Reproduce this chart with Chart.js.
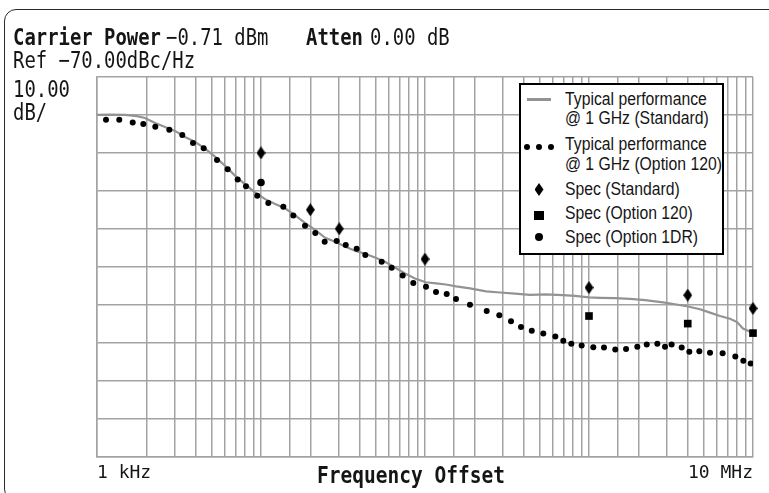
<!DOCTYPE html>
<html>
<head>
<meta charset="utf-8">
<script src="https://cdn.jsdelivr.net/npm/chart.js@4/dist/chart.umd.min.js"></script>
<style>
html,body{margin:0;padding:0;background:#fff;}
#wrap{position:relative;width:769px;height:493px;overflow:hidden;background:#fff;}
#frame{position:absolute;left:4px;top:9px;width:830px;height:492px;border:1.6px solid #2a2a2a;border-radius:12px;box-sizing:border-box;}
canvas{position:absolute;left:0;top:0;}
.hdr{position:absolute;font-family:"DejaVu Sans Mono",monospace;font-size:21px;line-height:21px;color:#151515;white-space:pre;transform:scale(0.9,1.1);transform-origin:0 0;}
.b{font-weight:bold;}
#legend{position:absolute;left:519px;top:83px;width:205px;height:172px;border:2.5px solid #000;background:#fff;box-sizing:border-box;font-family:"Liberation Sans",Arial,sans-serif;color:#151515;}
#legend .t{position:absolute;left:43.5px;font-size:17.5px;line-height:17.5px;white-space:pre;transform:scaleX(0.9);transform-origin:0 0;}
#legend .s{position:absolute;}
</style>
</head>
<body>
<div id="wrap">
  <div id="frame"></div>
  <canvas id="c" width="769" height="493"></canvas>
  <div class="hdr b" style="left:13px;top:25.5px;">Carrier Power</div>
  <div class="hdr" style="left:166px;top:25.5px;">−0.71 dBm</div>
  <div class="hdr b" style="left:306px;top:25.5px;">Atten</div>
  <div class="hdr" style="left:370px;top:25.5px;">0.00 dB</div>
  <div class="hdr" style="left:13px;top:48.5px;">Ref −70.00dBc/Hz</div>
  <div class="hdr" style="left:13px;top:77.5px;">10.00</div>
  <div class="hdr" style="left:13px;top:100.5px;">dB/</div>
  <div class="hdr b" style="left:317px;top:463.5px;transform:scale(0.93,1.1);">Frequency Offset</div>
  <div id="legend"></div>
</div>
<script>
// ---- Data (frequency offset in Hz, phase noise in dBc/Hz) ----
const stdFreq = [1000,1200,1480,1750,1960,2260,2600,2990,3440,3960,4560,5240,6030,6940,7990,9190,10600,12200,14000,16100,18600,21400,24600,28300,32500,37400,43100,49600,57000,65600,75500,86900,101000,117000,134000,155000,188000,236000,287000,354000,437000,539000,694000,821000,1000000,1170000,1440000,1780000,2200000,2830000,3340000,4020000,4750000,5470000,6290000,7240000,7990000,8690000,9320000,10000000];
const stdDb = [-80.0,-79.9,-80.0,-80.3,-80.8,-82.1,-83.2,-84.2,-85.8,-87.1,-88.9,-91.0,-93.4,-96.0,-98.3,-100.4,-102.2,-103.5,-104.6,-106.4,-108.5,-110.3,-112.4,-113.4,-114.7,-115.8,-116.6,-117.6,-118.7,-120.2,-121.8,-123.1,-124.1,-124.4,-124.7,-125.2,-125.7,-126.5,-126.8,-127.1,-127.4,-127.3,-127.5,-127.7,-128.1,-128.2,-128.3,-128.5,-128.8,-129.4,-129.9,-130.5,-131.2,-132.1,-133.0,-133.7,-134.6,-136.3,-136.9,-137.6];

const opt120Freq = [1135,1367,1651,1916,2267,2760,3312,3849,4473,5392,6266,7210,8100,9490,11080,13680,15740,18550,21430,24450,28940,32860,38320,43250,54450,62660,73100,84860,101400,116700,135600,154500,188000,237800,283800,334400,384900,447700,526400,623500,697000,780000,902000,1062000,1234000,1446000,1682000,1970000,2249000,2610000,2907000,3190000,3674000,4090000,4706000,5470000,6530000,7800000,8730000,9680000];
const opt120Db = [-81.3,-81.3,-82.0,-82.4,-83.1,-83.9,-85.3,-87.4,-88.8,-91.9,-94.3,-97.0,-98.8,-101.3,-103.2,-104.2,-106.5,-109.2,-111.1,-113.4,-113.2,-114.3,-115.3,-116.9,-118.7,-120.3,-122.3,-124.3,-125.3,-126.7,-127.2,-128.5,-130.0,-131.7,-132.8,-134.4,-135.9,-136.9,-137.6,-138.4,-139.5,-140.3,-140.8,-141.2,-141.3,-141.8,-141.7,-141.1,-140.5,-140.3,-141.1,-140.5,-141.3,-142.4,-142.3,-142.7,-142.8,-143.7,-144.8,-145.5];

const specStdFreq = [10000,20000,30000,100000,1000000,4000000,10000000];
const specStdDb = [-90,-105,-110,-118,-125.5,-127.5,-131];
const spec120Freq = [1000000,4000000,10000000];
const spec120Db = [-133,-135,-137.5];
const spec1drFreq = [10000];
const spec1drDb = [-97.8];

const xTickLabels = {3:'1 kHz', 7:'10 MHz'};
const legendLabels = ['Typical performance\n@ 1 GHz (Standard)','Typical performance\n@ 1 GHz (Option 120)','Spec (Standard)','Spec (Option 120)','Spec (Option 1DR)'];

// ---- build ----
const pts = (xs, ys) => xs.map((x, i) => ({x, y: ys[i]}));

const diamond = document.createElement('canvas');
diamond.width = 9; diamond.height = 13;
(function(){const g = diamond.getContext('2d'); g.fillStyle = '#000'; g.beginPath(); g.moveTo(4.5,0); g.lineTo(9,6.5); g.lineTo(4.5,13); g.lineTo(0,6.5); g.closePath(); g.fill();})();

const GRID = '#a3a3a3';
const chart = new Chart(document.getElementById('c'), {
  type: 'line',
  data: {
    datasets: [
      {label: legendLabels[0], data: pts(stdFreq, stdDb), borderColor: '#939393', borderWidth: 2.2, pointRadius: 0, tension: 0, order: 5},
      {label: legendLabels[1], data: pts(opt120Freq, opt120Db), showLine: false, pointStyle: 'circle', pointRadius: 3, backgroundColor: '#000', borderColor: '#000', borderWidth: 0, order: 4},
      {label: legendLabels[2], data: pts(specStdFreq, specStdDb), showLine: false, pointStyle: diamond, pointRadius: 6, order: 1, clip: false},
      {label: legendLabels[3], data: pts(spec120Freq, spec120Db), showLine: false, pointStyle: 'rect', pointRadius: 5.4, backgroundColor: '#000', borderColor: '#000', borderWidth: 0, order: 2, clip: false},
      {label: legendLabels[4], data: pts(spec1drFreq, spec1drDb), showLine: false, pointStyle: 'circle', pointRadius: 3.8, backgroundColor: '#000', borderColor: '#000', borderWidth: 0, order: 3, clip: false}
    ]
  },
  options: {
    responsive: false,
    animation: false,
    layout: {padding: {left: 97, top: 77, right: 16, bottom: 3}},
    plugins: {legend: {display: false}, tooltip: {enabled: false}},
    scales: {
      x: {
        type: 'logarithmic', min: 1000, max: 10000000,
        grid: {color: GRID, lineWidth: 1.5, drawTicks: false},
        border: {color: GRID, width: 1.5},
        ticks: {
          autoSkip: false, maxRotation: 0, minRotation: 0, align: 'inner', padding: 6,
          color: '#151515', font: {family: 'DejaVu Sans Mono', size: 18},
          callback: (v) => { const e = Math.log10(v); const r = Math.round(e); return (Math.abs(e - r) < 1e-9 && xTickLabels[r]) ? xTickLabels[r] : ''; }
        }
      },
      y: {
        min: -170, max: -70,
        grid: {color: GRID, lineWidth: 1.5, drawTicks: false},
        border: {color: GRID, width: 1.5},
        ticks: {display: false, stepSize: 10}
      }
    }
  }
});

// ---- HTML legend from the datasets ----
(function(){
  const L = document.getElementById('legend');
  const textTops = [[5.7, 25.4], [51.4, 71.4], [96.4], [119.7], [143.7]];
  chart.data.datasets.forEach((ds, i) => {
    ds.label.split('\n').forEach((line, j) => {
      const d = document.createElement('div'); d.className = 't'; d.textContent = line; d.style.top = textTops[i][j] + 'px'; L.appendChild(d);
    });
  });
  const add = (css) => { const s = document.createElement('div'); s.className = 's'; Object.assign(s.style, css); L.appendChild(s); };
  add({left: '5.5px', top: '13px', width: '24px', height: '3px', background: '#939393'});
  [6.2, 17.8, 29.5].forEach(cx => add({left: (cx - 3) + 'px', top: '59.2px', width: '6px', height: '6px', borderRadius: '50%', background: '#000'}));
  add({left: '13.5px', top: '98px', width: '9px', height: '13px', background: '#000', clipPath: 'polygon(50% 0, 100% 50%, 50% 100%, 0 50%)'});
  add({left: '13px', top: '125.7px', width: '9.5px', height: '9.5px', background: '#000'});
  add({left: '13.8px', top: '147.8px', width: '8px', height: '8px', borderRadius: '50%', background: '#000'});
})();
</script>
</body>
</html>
##############################
**EXERCISE PROMPT:**
Copy out all lines above that include the string "chart".

**COMPLETE ANSWER:**
Reproduce this chart with Chart.js.
<script src="https://cdn.jsdelivr.net/npm/chart.js@4/dist/chart.umd.min.js"></script>
const chart = new Chart(document.getElementById('c'), {
  chart.data.datasets.forEach((ds, i) => {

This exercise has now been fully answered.